Unstructured Data

Structured data, the type of data that fits into predefined formats like spreadsheets, is easy for a machine to process. By contrast, unstructured data comes in a “raw” form and can include social media posts, images, audio recordings, videos, emails, and PDFs.

Many AI developments in recent years, such as natural language processing and computer vision, aim to parse unstructured data sets for use in model training. Leading machines to process unstructured data effectively will result in significant value for businesses, as 80% of data will be in an unstructured format by 2025.

Machine learning algorithms for unstructured data have already seen use in real-world applications. Natural language processing provides speech recognition capabilities for customer service phone lines, and self-driving vehicles use computer vision to recognize features of the road.

Why Machine Learning Has Struggled with Unstructured Data Types

Part of the reason why AI development has primarily focused on structured data sets up until now is that machines process structured data more easily.

Machines can use a combination of formulas and statistical analyses to predict financial activity in future markets, but programmers can’t hard-code a list of rules that reliably tell an algorithm what an image of a ferris wheel looks like.

Building AI To Deal With Unstructured Data

Only relatively recently have machine learning models started working with unstructured data types at scale, and many developers are picking up best practices to allow these models to work with more than just spreadsheet entries.

The following considerations are for working with unstructured data in machine learning.

Versioning

It’s already good programming practice to avoid deleting older versions of your code, and it’s especially necessary with model training.

For example, if you deploy a model several years ago and only recently discovered mistakes it makes regarding edge cases, you must go back to the original training data set and code you had back then.
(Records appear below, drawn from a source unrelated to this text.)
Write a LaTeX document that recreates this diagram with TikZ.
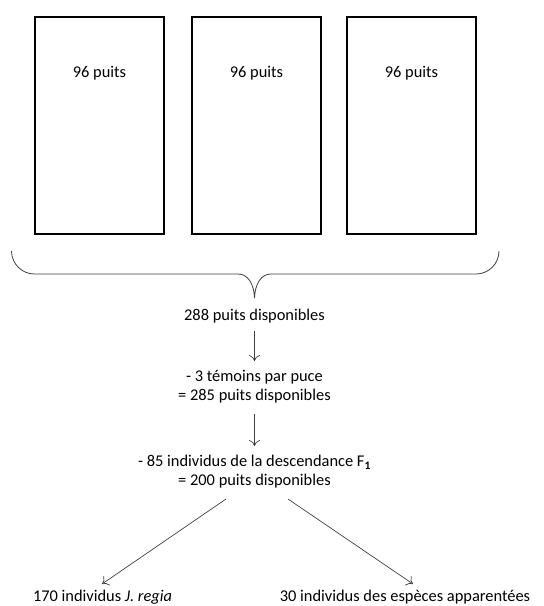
\documentclass[tikz,border=0pt]{standalone}
\usepackage{fontspec}
\setmainfont{Carlito}
\usetikzlibrary{arrows.meta}
\begin{document}
\begin{tikzpicture}[x=1pt,y=-1pt,
  plate/.style={draw=black,line width=2pt,minimum width=129pt,minimum height=217pt,inner sep=0pt},
  txt/.style={font=\fontsize{16.4}{19}\selectfont,inner sep=0pt,align=center,text=black},
  arr/.style={draw=black!75,line width=0.7pt,-{To[length=6pt,width=11pt]}},
  brace/.style={draw=black!75,line width=0.8pt}]
\useasboundingbox (0,0) rectangle (544,606);
\node[plate] (b1) at (99.5,125.5) {};
\node[plate] (b2) at (256.5,125.5) {};
\node[plate] (b3) at (411.5,125.5) {};
\node[txt] (t1) at (99.5,73) {96 puits};
\node[txt] (t2) at (256.5,73) {96 puits};
\node[txt] (t3) at (411.5,73) {96 puits};
\draw[brace] (11.5,251) arc[start angle=180,end angle=90,radius=23] -- (238,274)
  .. controls (248,274) and (254,284) .. (254.5,298)
  .. controls (255,284) and (261,274) .. (271,274) -- (476,274)
  arc[start angle=90,end angle=0,radius=23];
\coordinate (tip) at (254.5,298);
\node[txt] (n1) at (254.5,316) {288 puits disponibles};
\node[txt] (n2) at (254.5,387) {- 3 témoins par puce\\= 285 puits disponibles};
\node[txt] (n3) at (254.5,472) {- 85 individus de la descendance F$_{\mathbf 1}$\\= 200 puits disponibles};
\node[txt] (n4) at (102.5,597) {170 individus \textit{J. regia}};
\node[txt] (n5) at (405,597) {30 individus des espèces\ apparentées};
\coordinate (a1s) at (254.5,331);
\coordinate (a1e) at (254.5,361);
\coordinate (a2s) at (254.5,414);
\coordinate (a2e) at (254.5,446);
\coordinate (a3s) at (226,499);
\coordinate (a3e) at (102,584);
\coordinate (a4s) at (288,499);
\coordinate (a4e) at (413,584);
\draw[arr] (a1s) -- (a1e);
\draw[arr] (a2s) -- (a2e);
\draw[arr] (a3s) -- (a3e);
\draw[arr] (a4s) -- (a4e);
\end{tikzpicture}
\end{document}
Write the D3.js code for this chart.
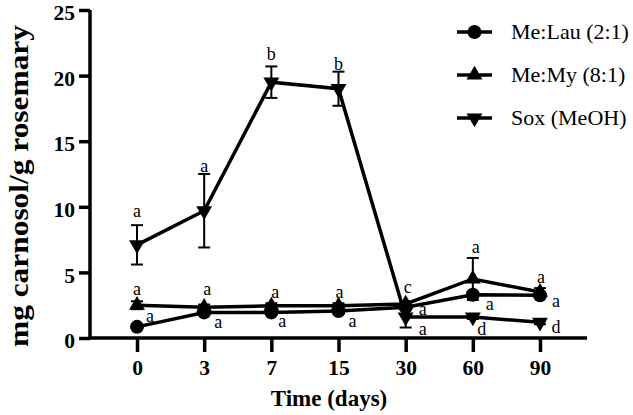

Versioning also helps companies stay compliant with auditing requirements, which sometimes require developers to modify the original dataset and retrain their models. Keeping older versions of your work ensures you won’t have to start from scratch every time.

And the most significant issue facing machine learning is model drift. As new data changes, it’s possible for the model’s old prediction mechanisms trained on historical data to be insufficient. Developers will likely have to retrain with new sets, and versioning allows them to make incremental adjustments.

Data Management

Unstructured data is rarely neatly organized, which makes data quality assurance even more necessary. AI models rely on the quality of their input data, and data management includes tasks like categorizing data points, eliminating redundant or erroneous entries, and labeling the data to help the algorithm make its predictions.

Poor quality data is a potential cause for poor model performance. If multiple models generate the same incorrect predictions from the same data set, the issue likely has to do with the quality of your input data.

Take computer vision for autonomous vehicles as an example, which uses unstructured images and video files to parse features on the road. Car companies use data labeling services to pinpoint the locations of cars and road signs, but exactly where the bounding box belongs can be fairly subjective. Where does it end if the object is obstructed, for example?

Data management aims to make data more consistent and useful for model training, and it’s especially vital for models working with unstructured data sets.

Unstructured Databases

Another barrier to adoption is the need for unstructured databases. A data set with potentially millions of images for a machine learning algorithm to parse would take far too long for a traditional file system to handle, so many developers are moving unstructured data into databases, a new architecture that changes the way we store and process data.